| MATERIAL FOR THE TASK |

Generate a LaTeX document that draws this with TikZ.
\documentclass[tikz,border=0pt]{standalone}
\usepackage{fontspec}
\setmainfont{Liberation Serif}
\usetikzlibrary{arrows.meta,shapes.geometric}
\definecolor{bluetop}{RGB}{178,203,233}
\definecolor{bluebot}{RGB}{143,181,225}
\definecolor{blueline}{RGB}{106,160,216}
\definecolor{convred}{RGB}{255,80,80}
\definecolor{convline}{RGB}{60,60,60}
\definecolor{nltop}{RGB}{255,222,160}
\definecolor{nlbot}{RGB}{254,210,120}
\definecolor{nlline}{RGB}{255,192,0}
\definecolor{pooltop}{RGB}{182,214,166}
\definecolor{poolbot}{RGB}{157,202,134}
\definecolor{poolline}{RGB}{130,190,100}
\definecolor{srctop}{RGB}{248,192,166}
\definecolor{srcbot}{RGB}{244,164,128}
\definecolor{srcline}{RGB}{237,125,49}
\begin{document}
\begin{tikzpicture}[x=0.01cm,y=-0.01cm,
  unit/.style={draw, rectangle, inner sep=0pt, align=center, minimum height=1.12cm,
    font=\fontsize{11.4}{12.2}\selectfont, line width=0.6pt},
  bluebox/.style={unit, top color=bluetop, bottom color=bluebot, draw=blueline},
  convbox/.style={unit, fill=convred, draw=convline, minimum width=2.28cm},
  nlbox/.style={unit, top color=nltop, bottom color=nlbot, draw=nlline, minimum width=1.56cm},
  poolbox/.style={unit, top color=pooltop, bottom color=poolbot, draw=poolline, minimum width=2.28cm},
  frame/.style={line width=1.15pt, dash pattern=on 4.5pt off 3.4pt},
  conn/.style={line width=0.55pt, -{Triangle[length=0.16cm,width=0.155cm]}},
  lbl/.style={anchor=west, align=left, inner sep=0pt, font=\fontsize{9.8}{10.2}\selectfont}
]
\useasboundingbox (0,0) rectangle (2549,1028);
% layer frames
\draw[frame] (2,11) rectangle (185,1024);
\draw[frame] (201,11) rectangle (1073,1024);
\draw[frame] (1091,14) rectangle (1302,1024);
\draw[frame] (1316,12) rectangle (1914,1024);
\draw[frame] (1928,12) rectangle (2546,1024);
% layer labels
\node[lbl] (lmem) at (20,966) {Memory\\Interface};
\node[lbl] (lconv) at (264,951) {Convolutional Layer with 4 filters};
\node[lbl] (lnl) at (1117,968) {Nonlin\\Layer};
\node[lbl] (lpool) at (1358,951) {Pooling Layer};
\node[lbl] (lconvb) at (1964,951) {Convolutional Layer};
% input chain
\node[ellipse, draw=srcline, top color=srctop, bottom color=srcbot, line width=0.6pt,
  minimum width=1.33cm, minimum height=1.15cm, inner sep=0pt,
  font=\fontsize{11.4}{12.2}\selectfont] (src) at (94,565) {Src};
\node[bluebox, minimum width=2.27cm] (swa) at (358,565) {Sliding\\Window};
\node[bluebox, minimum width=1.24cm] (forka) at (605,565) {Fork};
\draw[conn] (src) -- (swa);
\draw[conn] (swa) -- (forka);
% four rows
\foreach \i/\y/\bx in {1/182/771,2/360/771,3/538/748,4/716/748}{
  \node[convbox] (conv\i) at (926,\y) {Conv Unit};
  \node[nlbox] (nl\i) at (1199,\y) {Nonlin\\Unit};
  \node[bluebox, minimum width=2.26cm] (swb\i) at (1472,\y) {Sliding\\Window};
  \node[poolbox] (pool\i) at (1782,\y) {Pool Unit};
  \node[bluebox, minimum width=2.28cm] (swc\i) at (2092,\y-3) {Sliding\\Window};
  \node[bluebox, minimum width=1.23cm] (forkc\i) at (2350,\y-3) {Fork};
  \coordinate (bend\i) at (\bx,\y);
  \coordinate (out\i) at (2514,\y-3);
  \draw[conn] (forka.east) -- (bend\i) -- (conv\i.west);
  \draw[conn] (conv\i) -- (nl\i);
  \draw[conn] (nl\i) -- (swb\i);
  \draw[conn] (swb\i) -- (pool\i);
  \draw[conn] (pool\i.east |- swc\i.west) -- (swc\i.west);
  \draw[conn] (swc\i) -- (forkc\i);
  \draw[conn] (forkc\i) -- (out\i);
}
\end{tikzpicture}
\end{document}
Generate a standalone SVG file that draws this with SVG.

| REQUIRED TASK |
Give back all the data exactly as written.

| FINAL ANSWER |
Generate a LaTeX document that draws this with TikZ.
\documentclass[tikz,border=0pt]{standalone}
\usepackage{fontspec}
\setmainfont{Liberation Serif}
\usetikzlibrary{arrows.meta,shapes.geometric}
\definecolor{bluetop}{RGB}{178,203,233}
\definecolor{bluebot}{RGB}{143,181,225}
\definecolor{blueline}{RGB}{106,160,216}
\definecolor{convred}{RGB}{255,80,80}
\definecolor{convline}{RGB}{60,60,60}
\definecolor{nltop}{RGB}{255,222,160}
\definecolor{nlbot}{RGB}{254,210,120}
\definecolor{nlline}{RGB}{255,192,0}
\definecolor{pooltop}{RGB}{182,214,166}
\definecolor{poolbot}{RGB}{157,202,134}
\definecolor{poolline}{RGB}{130,190,100}
\definecolor{srctop}{RGB}{248,192,166}
\definecolor{srcbot}{RGB}{244,164,128}
\definecolor{srcline}{RGB}{237,125,49}
\begin{document}
\begin{tikzpicture}[x=0.01cm,y=-0.01cm,
  unit/.style={draw, rectangle, inner sep=0pt, align=center, minimum height=1.12cm,
    font=\fontsize{11.4}{12.2}\selectfont, line width=0.6pt},
  bluebox/.style={unit, top color=bluetop, bottom color=bluebot, draw=blueline},
  convbox/.style={unit, fill=convred, draw=convline, minimum width=2.28cm},
  nlbox/.style={unit, top color=nltop, bottom color=nlbot, draw=nlline, minimum width=1.56cm},
  poolbox/.style={unit, top color=pooltop, bottom color=poolbot, draw=poolline, minimum width=2.28cm},
  frame/.style={line width=1.15pt, dash pattern=on 4.5pt off 3.4pt},
  conn/.style={line width=0.55pt, -{Triangle[length=0.16cm,width=0.155cm]}},
  lbl/.style={anchor=west, align=left, inner sep=0pt, font=\fontsize{9.8}{10.2}\selectfont}
]
\useasboundingbox (0,0) rectangle (2549,1028);
% layer frames
\draw[frame] (2,11) rectangle (185,1024);
\draw[frame] (201,11) rectangle (1073,1024);
\draw[frame] (1091,14) rectangle (1302,1024);
\draw[frame] (1316,12) rectangle (1914,1024);
\draw[frame] (1928,12) rectangle (2546,1024);
% layer labels
\node[lbl] (lmem) at (20,966) {Memory\\Interface};
\node[lbl] (lconv) at (264,951) {Convolutional Layer with 4 filters};
\node[lbl] (lnl) at (1117,968) {Nonlin\\Layer};
\node[lbl] (lpool) at (1358,951) {Pooling Layer};
\node[lbl] (lconvb) at (1964,951) {Convolutional Layer};
% input chain
\node[ellipse, draw=srcline, top color=srctop, bottom color=srcbot, line width=0.6pt,
  minimum width=1.33cm, minimum height=1.15cm, inner sep=0pt,
  font=\fontsize{11.4}{12.2}\selectfont] (src) at (94,565) {Src};
\node[bluebox, minimum width=2.27cm] (swa) at (358,565) {Sliding\\Window};
\node[bluebox, minimum width=1.24cm] (forka) at (605,565) {Fork};
\draw[conn] (src) -- (swa);
\draw[conn] (swa) -- (forka);
% four rows
\foreach \i/\y/\bx in {1/182/771,2/360/771,3/538/748,4/716/748}{
  \node[convbox] (conv\i) at (926,\y) {Conv Unit};
  \node[nlbox] (nl\i) at (1199,\y) {Nonlin\\Unit};
  \node[bluebox, minimum width=2.26cm] (swb\i) at (1472,\y) {Sliding\\Window};
  \node[poolbox] (pool\i) at (1782,\y) {Pool Unit};
  \node[bluebox, minimum width=2.28cm] (swc\i) at (2092,\y-3) {Sliding\\Window};
  \node[bluebox, minimum width=1.23cm] (forkc\i) at (2350,\y-3) {Fork};
  \coordinate (bend\i) at (\bx,\y);
  \coordinate (out\i) at (2514,\y-3);
  \draw[conn] (forka.east) -- (bend\i) -- (conv\i.west);
  \draw[conn] (conv\i) -- (nl\i);
  \draw[conn] (nl\i) -- (swb\i);
  \draw[conn] (swb\i) -- (pool\i);
  \draw[conn] (pool\i.east |- swc\i.west) -- (swc\i.west);
  \draw[conn] (swc\i) -- (forkc\i);
  \draw[conn] (forkc\i) -- (out\i);
}
\end{tikzpicture}
\end{document}
Generate a standalone SVG file that draws this with SVG.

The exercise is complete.